Hi forum! I'm Steve, married (str8) man in my early 50s, but I am here to for help/ advice/ companionship, as I am a closeted gay man. Took a long time to come to grips with that... now what? Not sure what comes next, now that I've settled that bit. Cheers
Steve.....Hello and a great big LGBTQIA+ welcome to Empty Closets! I can remember the first post that I made on EC. I was desperate for help and I got the help that I so needed. I am aIso a gay man in a straight marriage. I hope that we can help you in the same way that I received help so many years ago. The most important thing to remember about Empty Closets is that we do care about you! There are a number of sub-forums here on EC...why don't you check them out and then feel free to join in the conversations! This is a safe community of caring and supportive people and we will do our best to help you blend into the community. You can ask questions in any of the Sub-forums by creating a new thread or by joining in a conversation-thread that is already going. You can also post a message on anyone's Profile Page after you have made at least ten posts yourself. If you have a question that is somewhat private you can always send a Private Message to any Staff Member. Normally Private Messages can only be exchanged between two Full Members, but a PM to a Staff Member is an exception. We are so glad that you have found us here on Empty Closets! .....David :gay_pride_flag
Hi, Steve! Welcome to EC! Please feel free to dig into the forums, and post in an existing thread or start a new one with whatever is troubling you. We look forward to your questions and contributions.

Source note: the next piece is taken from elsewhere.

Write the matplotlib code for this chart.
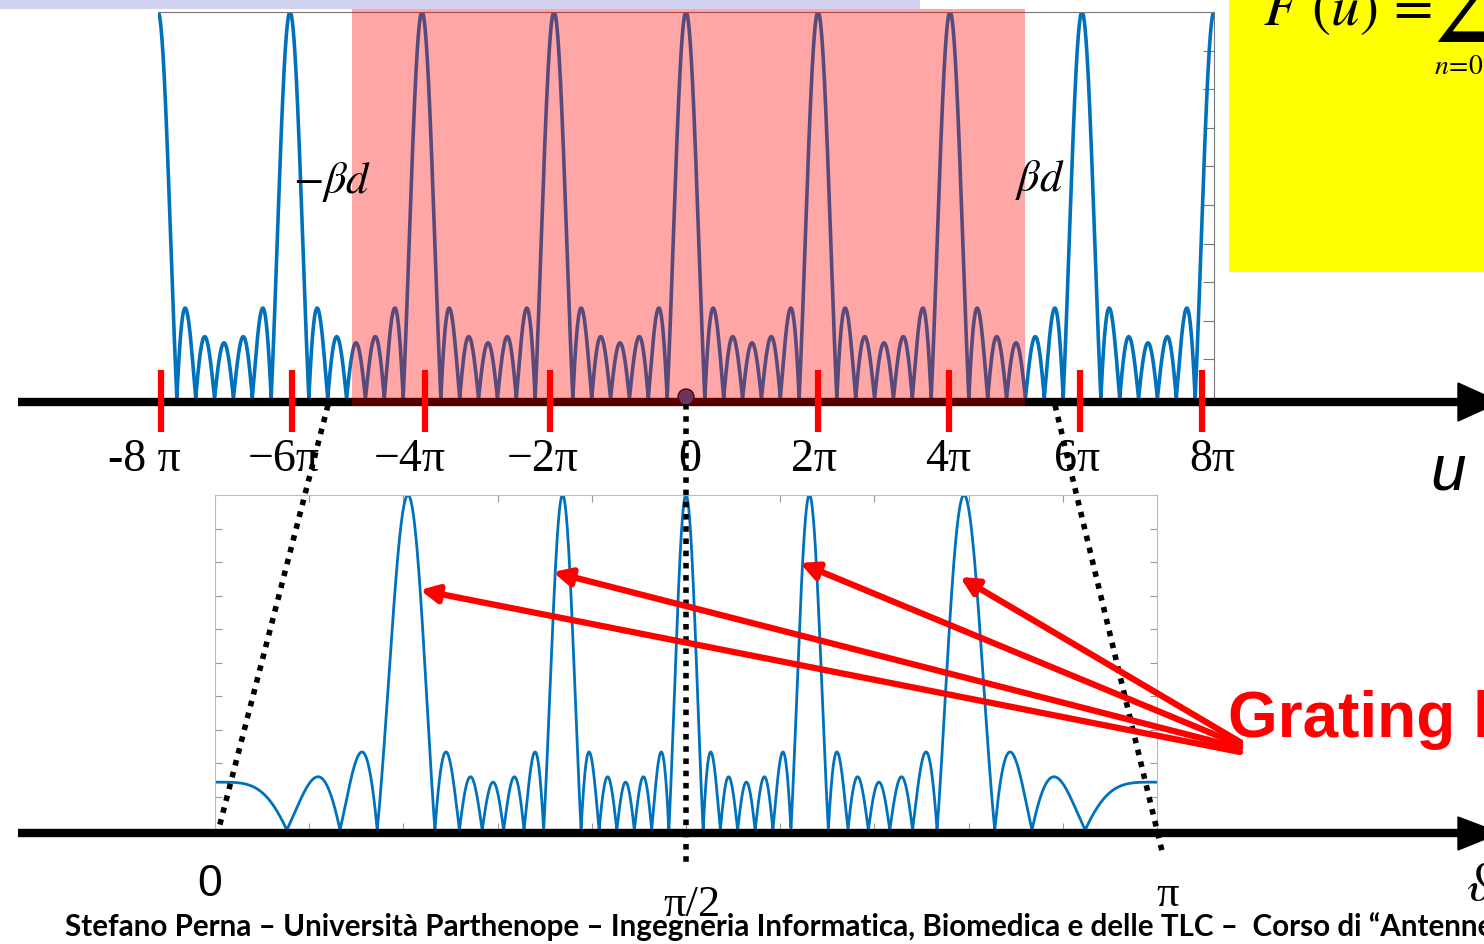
# Grating lobes slide: uniform array factor vs u (top) and vs theta (bottom)

import numpy as np
import matplotlib
matplotlib.use("Agg")
import matplotlib.pyplot as plt
from matplotlib import transforms
from matplotlib.patches import Rectangle, Polygon, Circle

plt.rcParams["mathtext.fontset"] = "stix"

W, H = 1484, 944

# Array parameters (read from the lobe structure: 5 side lobes -> N = 7, edge level 1/7 -> beta*d = 5 pi)
N_ELEM = 7
BETA_D_PI = 5.0

# Top axis ticks / labels (in units of pi)
TICK_POS_PI   = [-7.95, -5.97, -3.95, -2.06, 2.0, 3.98, 5.97, 7.82]
LABEL_POS_PI  = [-8.2, -6.1, -4.18, -2.17, 0.06, 1.94, 3.97, 5.92, 7.97]
LABEL_TEXT    = ["-8 π", "−6π", "−4π", "−2π", "0", "2π", "4π", "6π", "8π"]
SHADE_PI      = [-5.06, 5.14]

BLUE = "#0072bd"
FOOTER = ("Stefano Perna – Università Parthenope – Ingegneria Informatica, "
          "Biomedica e delle TLC –  Corso di “Antenne”")


def array_factor(u):
    s = np.sin(u / 2.0)
    small = np.abs(s) < 1e-12
    out = np.ones_like(u)
    out[~small] = np.abs(np.sin(N_ELEM * u[~small] / 2.0) / (N_ELEM * s[~small]))
    return out


u = np.linspace(-8 * np.pi, 8 * np.pi, 6001)
theta = np.linspace(0, np.pi, 4001)
af_u = array_factor(u)
af_t = array_factor(BETA_D_PI * np.pi * np.cos(theta))

fig = plt.figure(figsize=(W / 100, H / 100), dpi=100)


def frac(x0, y0, x1, y1):
    return [x0 / W, 1 - y1 / H, (x1 - x0) / W, (y1 - y0) / H]


# Top plot
ax1 = fig.add_axes(frac(158, 12, 1214, 398))
ax1.plot(u, af_u, color=BLUE, lw=2.6)
ax1.set_xlim(-8 * np.pi, 8 * np.pi)
ax1.set_ylim(0, 1)
ax1.set_xticks([])
ax1.yaxis.tick_right()
ax1.set_yticks(np.arange(0.1, 1.0, 0.1))
ax1.set_yticklabels([])
ax1.tick_params(axis="y", direction="in", length=8, color="#777777", width=0.8)
for side in ["left", "bottom"]:
    ax1.spines[side].set_visible(False)
for side in ["top", "right"]:
    ax1.spines[side].set_color("#777777")
    ax1.spines[side].set_linewidth(0.8)
ax1.patch.set_alpha(0)

# Bottom plot
ax2 = fig.add_axes(frac(215, 495, 1157, 830))
ax2.plot(theta, af_t, color=BLUE, lw=2.0)
ax2.set_xlim(0, np.pi)
ax2.set_ylim(0, 1)
ax2.set_xticks(np.arange(1, 10) * np.pi / 10)
ax2.set_yticks(np.arange(0.1, 1.0, 0.1))
ax2.set_xticklabels([])
ax2.set_yticklabels([])
ax2.tick_params(direction="in", length=5, color="#999999", width=0.8,
                top=True, right=True)
for side in ax2.spines:
    ax2.spines[side].set_color("#bbbbbb")
    ax2.spines[side].set_linewidth(0.8)
ax2.patch.set_alpha(0)

# Overlay in pixel coordinates
ov = fig.add_axes([0, 0, 1, 1])
ov.set_xlim(0, W)
ov.set_ylim(H, 0)
ov.axis("off")
ov.patch.set_alpha(0)

utr = transforms.blended_transform_factory(ax1.transData, ov.transData)

ov.add_patch(Rectangle((0, 0), 920, 9, color="#d0d2f0", lw=0, zorder=1))
ov.add_patch(Rectangle((1229, 0), W - 1229, 272, color="#ffff00", lw=0, zorder=1))

# axes lines with arrows
for y in (402, 833):
    ov.plot([18, 1462], [y, y], color="black", lw=6, solid_capstyle="butt", zorder=2)
ov.add_patch(Polygon([(1458, 383), (1458, 421), (1500, 402)], color="black", zorder=2))
ov.add_patch(Polygon([(1458, 817), (1458, 850), (1500, 833)], color="black", zorder=2))

# visible region shading
ov.add_patch(Rectangle((SHADE_PI[0] * np.pi, 9), (SHADE_PI[1] - SHADE_PI[0]) * np.pi, 397,
                       transform=utr, facecolor="red", alpha=0.35, lw=0, zorder=3))
ov.add_patch(Circle((686, 397), 8, facecolor="#6b3560", edgecolor="#5a0000", lw=1, zorder=4))

# red ticks
for t in TICK_POS_PI:
    ov.plot([t * np.pi, t * np.pi], [370, 432], color="red", lw=4.5,
            solid_capstyle="butt", transform=utr, zorder=5)

for x, s in zip(LABEL_POS_PI, LABEL_TEXT):
    ov.text(x * np.pi, 460, s, transform=utr, ha="center", va="center",
            fontsize=33, family="Liberation Serif", zorder=6)

# dotted mapping lines
dot = dict(color="black", lw=4, linestyle=(0, (1.0, 1.2)), zorder=6)
ov.plot([328, 219], [405, 828], **dot)
ov.plot([1055, 1162], [405, 851], **dot)
ov.plot([686, 686], [404, 866], **dot)

# labels
ov.text(293, 182, r"$-\beta d$", fontsize=32, ha="left", va="center", zorder=6)
ov.text(1015, 180, r"$\beta d$", fontsize=32, ha="left", va="center", zorder=6)
ov.text(1448, 472, "u", fontsize=46, style="italic", family="Liberation Sans",
        ha="center", va="center")
ov.text(1466, 885, r"$\vartheta$", fontsize=38, ha="left", va="center")
ov.text(210, 885, "0", fontsize=32, family="Liberation Sans", ha="center", va="center")
ov.text(692, 905, "π/2", fontsize=32, family="Liberation Serif", ha="center", va="center")
ov.text(1168, 895, "π", fontsize=32, family="Liberation Serif", ha="center", va="center")

# formula in yellow box
ov.text(1263, 25, r"$F\ (u)\, =$", fontsize=41, ha="left", va="baseline", zorder=6)
ov.text(1432, 44, r"$\sum$", fontsize=58, ha="left", va="bottom", zorder=6)
ov.text(1434, 74, r"$n\!=\!0$", fontsize=20, ha="left", va="baseline", zorder=6)

# grating lobe arrows
heads = [(420, 590), (553, 572), (800, 563), (960, 577)]
tails = [(1240, 752), (1240, 748), (1240, 745), (1240, 742)]
for (hx, hy), (tx, ty) in zip(heads, tails):
    ov.annotate("", xy=(hx, hy), xytext=(tx, ty),
                arrowprops=dict(arrowstyle="-|>", color="red", lw=4.5,
                                mutation_scale=26, shrinkA=0, shrinkB=0), zorder=7)
ov.text(1228, 737, "Grating lobes", color="red", fontsize=46, fontweight="bold",
        family="Liberation Sans", ha="left", va="baseline", zorder=7)

ov.text(65, 927, FOOTER, fontsize=21.3, fontweight="bold", family="Lato",
        ha="left", va="center", zorder=7)

fig.savefig("out.png", dpi=100)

Hi there Steve, I hope you are doing ok, the closet is not easy (more so on a marriage) but accepting yourself is probably the hardest part. You need to be ok to make others feel ok. No wonder it took years, but instead of mourning that time, be glad (and proud) you made it, others are still either in denial or worse. I know I'm not on your situation, but please know I'll do my best to support you and be at your side. The LGBT Community do support each other, and this Forum is a great place. When I came here years ago, I wasn't in the greatest shape, but at least I had a place where others listened to what I was going on, and did so kindly. In spite of having different letters (some are B, others G), we share difficult situations in life due to our sexual orientation or gender. We know how it feels. So lean on us if you need to. We'll try our best. Welcome.
Welcome to EC, Steve! As has been mentioned, there are a number of forums and sub-forums that you can check out, where other users are going through (or have gone through) much the same as you. One in particular in the LGBT Later in Life forums, as well as the Coming Out Advice forums. Whenever you're ready, we're happy to help.